#### Your goal:
All lines from the beginning of the listing through the line with "var years = d3.range(1980, 2016);" are to be copied word for word; the pictures are not.

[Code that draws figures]

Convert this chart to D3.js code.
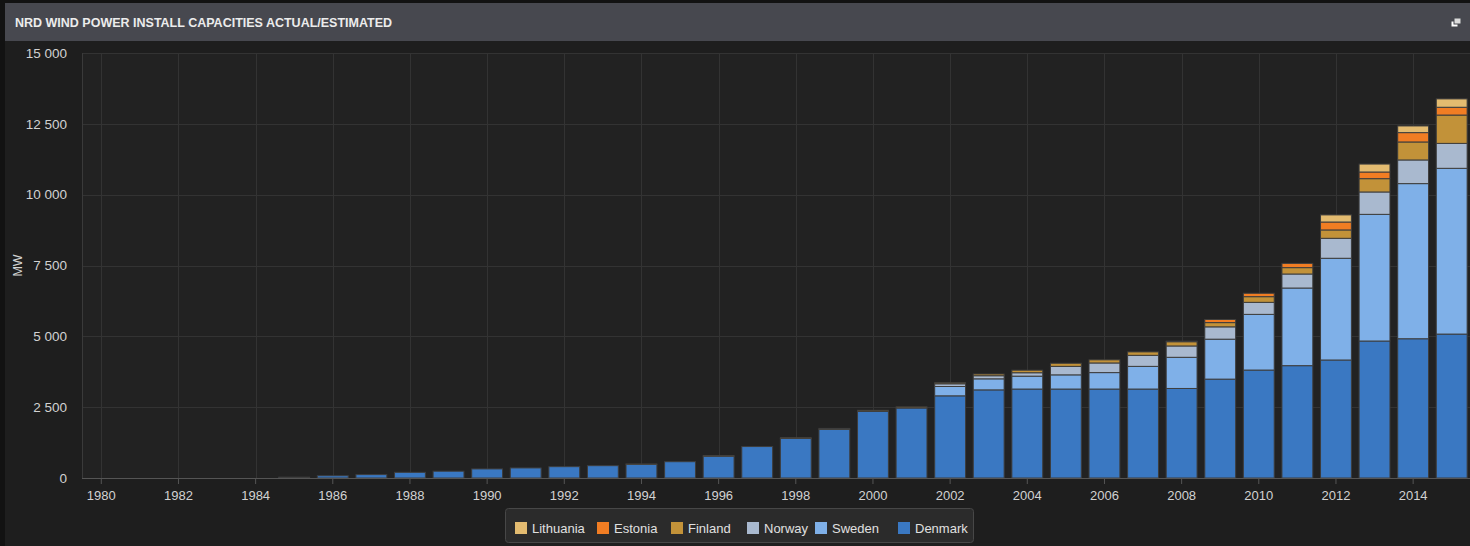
<!DOCTYPE html>
<html>
<head>
<meta charset="utf-8">
<script src="https://cdnjs.cloudflare.com/ajax/libs/d3/7.8.5/d3.min.js"></script>
<style>
  html, body { margin: 0; padding: 0; background: #121212; }
  svg { display: block; font-family: "Liberation Sans", Arial, sans-serif; }
</style>
</head>
<body>
<div id="chart"></div>
<script>
var years = d3.range(1980, 2016);

var denmark = [0, 0, 0, 0, 0, 30, 80, 120, 200, 240, 320, 355, 400, 435, 485, 575, 770, 1110, 1400, 1720, 2350, 2470,
    2900, 3110, 3140, 3140, 3140, 3140, 3160, 3490, 3810, 3965, 4165, 4835, 4915, 5080];
var sweden = [0, 0, 0, 0, 0, 0, 0, 0, 0, 0, 0, 0, 0, 0, 0, 0, 0, 0, 0, 0, 0, 0,
    330, 390, 455, 500, 580, 800, 1100, 1410, 1965, 2740, 3590, 4470, 5475, 5850];
var norway = [0, 0, 0, 0, 0, 0, 0, 0, 0, 0, 0, 0, 0, 0, 0, 0, 0, 0, 0, 0, 0, 0,
    95, 110, 120, 300, 340, 390, 400, 435, 425, 495, 705, 790, 835, 880];
var finland = [0, 0, 0, 0, 0, 0, 0, 0, 0, 0, 0, 0, 0, 0, 10, 0, 20, 0, 20, 30, 40, 40,
    40, 60, 90, 110, 110, 120, 150, 150, 200, 225, 295, 470, 635, 1000];
var estonia = [0, 0, 0, 0, 0, 0, 0, 0, 0, 0, 0, 0, 0, 0, 0, 0, 0, 0, 0, 0, 0, 0,
    0, 0, 0, 0, 0, 0, 20, 110, 120, 150, 280, 235, 330, 275];
var lithuania = [0, 0, 0, 0, 0, 0, 0, 0, 0, 0, 0, 0, 0, 0, 0, 0, 0, 0, 0, 0, 0, 0,
    0, 0, 0, 0, 0, 0, 0, 0, 0, 0, 250, 280, 235, 295];

var seriesNames = ["Denmark", "Sweden", "Norway", "Finland", "Estonia", "Lithuania"];
var seriesValues = [denmark, sweden, norway, finland, estonia, lithuania];
var seriesColors = ["#3a78c2", "#7fb0e8", "#a9b9cf", "#c29239", "#f17d23", "#e3bb70"];
var legendOrder = ["Lithuania", "Estonia", "Finland", "Norway", "Sweden", "Denmark"];
var yTicks = [0, 2500, 5000, 7500, 10000, 12500, 15000];
var xTickYears = d3.range(1980, 2016, 2);

var width = 1470, height = 546;
var plotLeft = 82, plotRight = 1471, plotTop = 53, plotBottom = 478;

var svg = d3.select("#chart").append("svg")
    .attr("width", width)
    .attr("height", height);

// panel + title bar
svg.append("rect").attr("x", 5).attr("y", 3).attr("width", width - 5).attr("height", height - 3)
    .attr("fill", "#1e1e1e");
svg.append("rect").attr("x", 5).attr("y", 3).attr("width", width - 5).attr("height", 38)
    .attr("fill", "#47484f");
svg.append("text")
    .attr("x", 15).attr("y", 27)
    .attr("fill", "#ececec")
    .attr("font-size", 12.5)
    .attr("font-weight", "bold")
    .text("NRD WIND POWER INSTALL CAPACITIES ACTUAL/ESTIMATED");

// little "popout" icon on the right of the title bar
var icon = svg.append("g").attr("transform", "translate(1451,18)");
icon.append("rect").attr("x", 0).attr("y", 3).attr("width", 7).attr("height", 6)
    .attr("fill", "#fff").attr("stroke", "#47484f").attr("stroke-width", 1);
icon.append("rect").attr("x", 3).attr("y", 0).attr("width", 7).attr("height", 6)
    .attr("fill", "#dcdcdc").attr("stroke", "#47484f").attr("stroke-width", 1);

// plot area
svg.append("rect")
    .attr("x", plotLeft).attr("y", plotTop)
    .attr("width", plotRight - plotLeft).attr("height", plotBottom - plotTop)
    .attr("fill", "#222222");

var x = d3.scaleBand()
    .domain(years)
    .range([plotLeft, plotRight])
    .paddingInner(0.2)
    .paddingOuter(0.1);

var y = d3.scaleLinear()
    .domain([0, 15000])
    .range([plotBottom, plotTop]);

// grid
svg.append("g").selectAll("line").data(yTicks).enter().append("line")
    .attr("x1", plotLeft).attr("x2", plotRight)
    .attr("y1", function (d) { return Math.round(y(d)) + 0.5; })
    .attr("y2", function (d) { return Math.round(y(d)) + 0.5; })
    .attr("stroke", "#333333");
svg.append("g").selectAll("line").data(xTickYears).enter().append("line")
    .attr("x1", function (d) { return Math.round(x(d) + x.bandwidth() / 2) + 0.5; })
    .attr("x2", function (d) { return Math.round(x(d) + x.bandwidth() / 2) + 0.5; })
    .attr("y1", plotTop).attr("y2", plotBottom)
    .attr("stroke", "#333333");
svg.append("line")
    .attr("x1", plotLeft + 0.5).attr("x2", plotLeft + 0.5)
    .attr("y1", plotTop).attr("y2", plotBottom)
    .attr("stroke", "#3a3a3a");

// stacked bars
var rows = years.map(function (yr, i) {
    var row = { year: yr };
    seriesNames.forEach(function (name, k) { row[name] = seriesValues[k][i]; });
    return row;
});
var stacked = d3.stack().keys(seriesNames)(rows);

svg.append("g").selectAll("g").data(stacked).enter().append("g")
    .attr("fill", function (d, i) { return seriesColors[i]; })
    .selectAll("rect")
    .data(function (d) { return d.filter(function (p) { return p[1] - p[0] > 0; }); })
    .enter().append("rect")
    .attr("x", function (d) { return x(d.data.year); })
    .attr("width", x.bandwidth())
    .attr("y", function (d) { return y(d[1]); })
    .attr("height", function (d) { return y(d[0]) - y(d[1]); })
    .attr("stroke", "#3d3d3d")
    .attr("stroke-width", 1);

// x axis
var xAxis = d3.axisBottom(x)
    .tickValues(xTickYears)
    .tickSize(6)
    .tickPadding(7);
var gx = svg.append("g")
    .attr("transform", "translate(0," + plotBottom + ")")
    .call(xAxis);
gx.select(".domain").attr("stroke", "#555").attr("d", "M" + plotLeft + ",0.5H" + plotRight);
gx.selectAll(".tick line").attr("stroke", "#555");
gx.selectAll(".tick text").attr("fill", "#d2d2d2").attr("font-size", 13)
    .attr("font-family", "Liberation Sans, Arial, sans-serif");

// y axis labels
var fmt = function (v) { return d3.format(",")(v).replace(/,/g, " "); };
var gy = svg.append("g")
    .attr("transform", "translate(" + plotLeft + ",0)")
    .call(d3.axisLeft(y).tickValues(yTicks).tickSize(0).tickPadding(15).tickFormat(fmt));
gy.select(".domain").remove();
gy.selectAll(".tick text").attr("fill", "#d2d2d2").attr("font-size", 13.5)
    .attr("font-family", "Liberation Sans, Arial, sans-serif");

svg.append("text")
    .attr("transform", "translate(22," + ((plotTop + plotBottom) / 2) + ") rotate(-90)")
    .attr("text-anchor", "middle")
    .attr("fill", "#d2d2d2")
    .attr("font-size", 12.5)
    .text("MW");

// legend
var legend = svg.append("g").attr("transform", "translate(505,508)");
legend.append("rect")
    .attr("x", 0.5).attr("y", 0.5).attr("width", 468).attr("height", 34)
    .attr("rx", 3)
    .attr("fill", "#2b2b2b").attr("stroke", "#474747");
var legendX = [10, 92, 166, 242, 310, 393];
var item = legend.selectAll("g.item").data(legendOrder).enter().append("g")
    .attr("class", "item")
    .attr("transform", function (d, i) { return "translate(" + legendX[i] + ",14)"; });
item.append("rect")
    .attr("width", 12).attr("height", 12)
    .attr("fill", function (d) { return seriesColors[seriesNames.indexOf(d)]; });
item.append("text")
    .attr("x", 17).attr("y", 11)
    .attr("fill", "#e0e0e0")
    .attr("font-size", 13)
    .text(function (d) { return d; });
</script>
</body>
</html>
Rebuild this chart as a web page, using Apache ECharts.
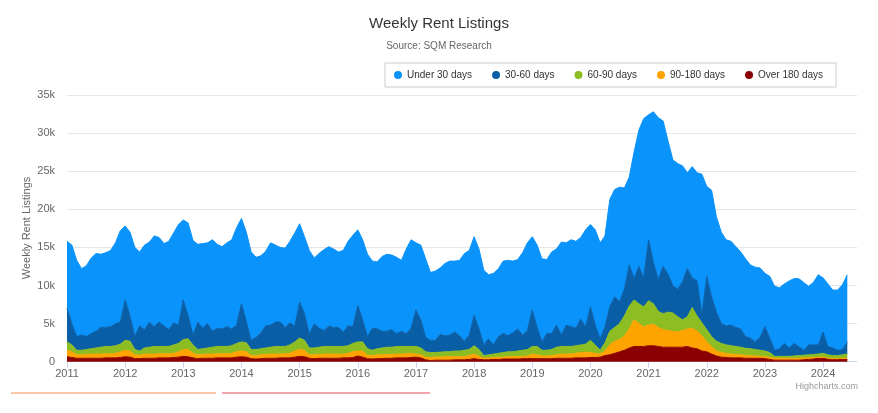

#### Finished answer:
Convert this chart to D3.js code.
<!DOCTYPE html>
<html>
<head>
<meta charset="utf-8">
<script src="https://cdnjs.cloudflare.com/ajax/libs/d3/7.8.5/d3.min.js"></script>
<style>
  html, body { margin: 0; padding: 0; background: #121212; }
  svg { display: block; font-family: "Liberation Sans", Arial, sans-serif; }
</style>
</head>
<body>
<div id="chart"></div>
<script>
var years = d3.range(1980, 2016);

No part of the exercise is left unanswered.